- Poster
- Directed by: Matt Sivertson
- Written by: Matt Sivertson
- Produced by: Caroline Amiguet; Matt Sivertson; Kimberly Wall;
- Starring: Caroline Amiguet; Sara Wolfkind; Michael Christopher Shantz; Mike Burnell; Kathleen Sheehy;
- Cinematography: William Wall
- Edited by: Matt Sivertson
- Music by: Steve Garbade
- Production company: Dongo Productions
- Distributed by: Indie Rights
- Release date: 2017;
- Running time: 90 minutes
- Country: United States
- Language: English

= Love All You Have Left =

2017 film by Matt Sivertson

Love All You Have Left is a 2017 drama film written and directed by Matt Sivertson.

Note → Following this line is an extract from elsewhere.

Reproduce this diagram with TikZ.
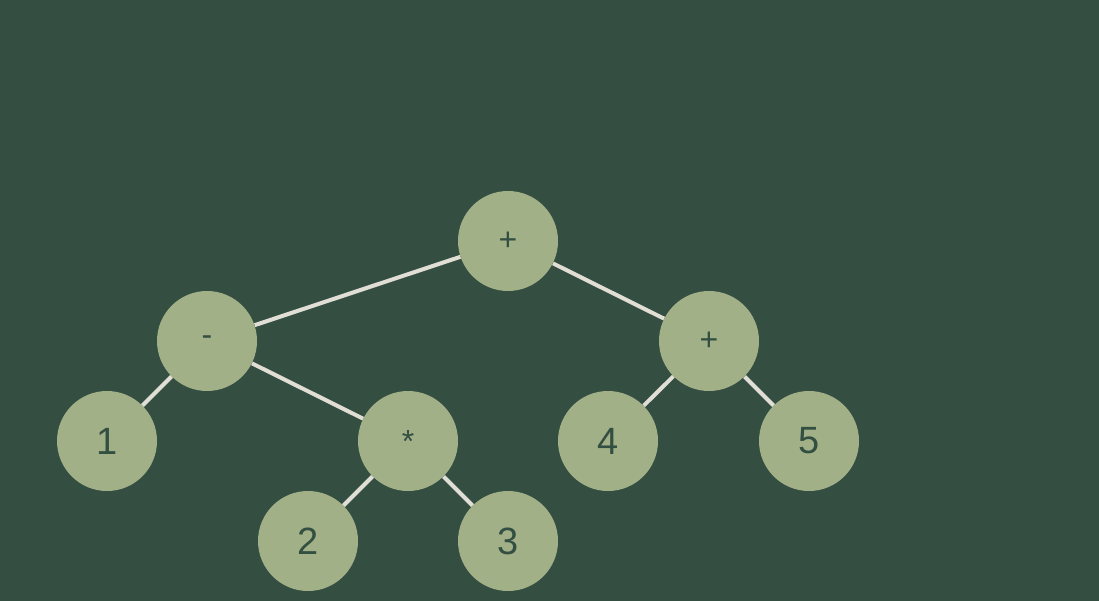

The film stars Caroline Amiguet, Sara Wolfkind, Michael Christopher Shantz, Mike Burnell and Kathleen Sheehy. The story depicts Anne Frank surviving in the attic of a grieving family.

==Plot==
After losing her daughter in a school shooting, a woman finds a girl in her attic who claims she is Anne Frank.

==Cast==
- Caroline Amiguet as Juliette Forster
- Sara Wolfkind as Anne Frank
- Michael Christopher Shantz as Jeff Forster
- Mike Burnell as Nazi Soldier
- Kathleen Sheehy as Melanie Forster

==Production==

Much of the principal photography took place at the director's home in Pacific Beach, San Diego. The story was influenced by Sivertson and Amiguet's visit to the Anne Frank House. In an interview with San Diego Reader, Sivertson said inspiration was discovered from the album In the Aeroplane Over the Sea by Neutral Milk Hotel. It contained references to Anne Frank and the songwriter felt haunted by her after reading The Diary of Anne Frank.

==Release==

The film screened at the Museum of Photographic Arts and San Diego Jewish Film Festival before a theatrical release in Los Angeles. It was distributed by Indie Rights.

==Reception==
San Diego Reader said "this is basically a two-hander." An article by The Forward, Talya Zax claims the idea of Anne Frank surviving is overdone. Kimber Myers at Los Angeles Times says "the issue isn't the lack of money; it's the choices made by the filmmakers."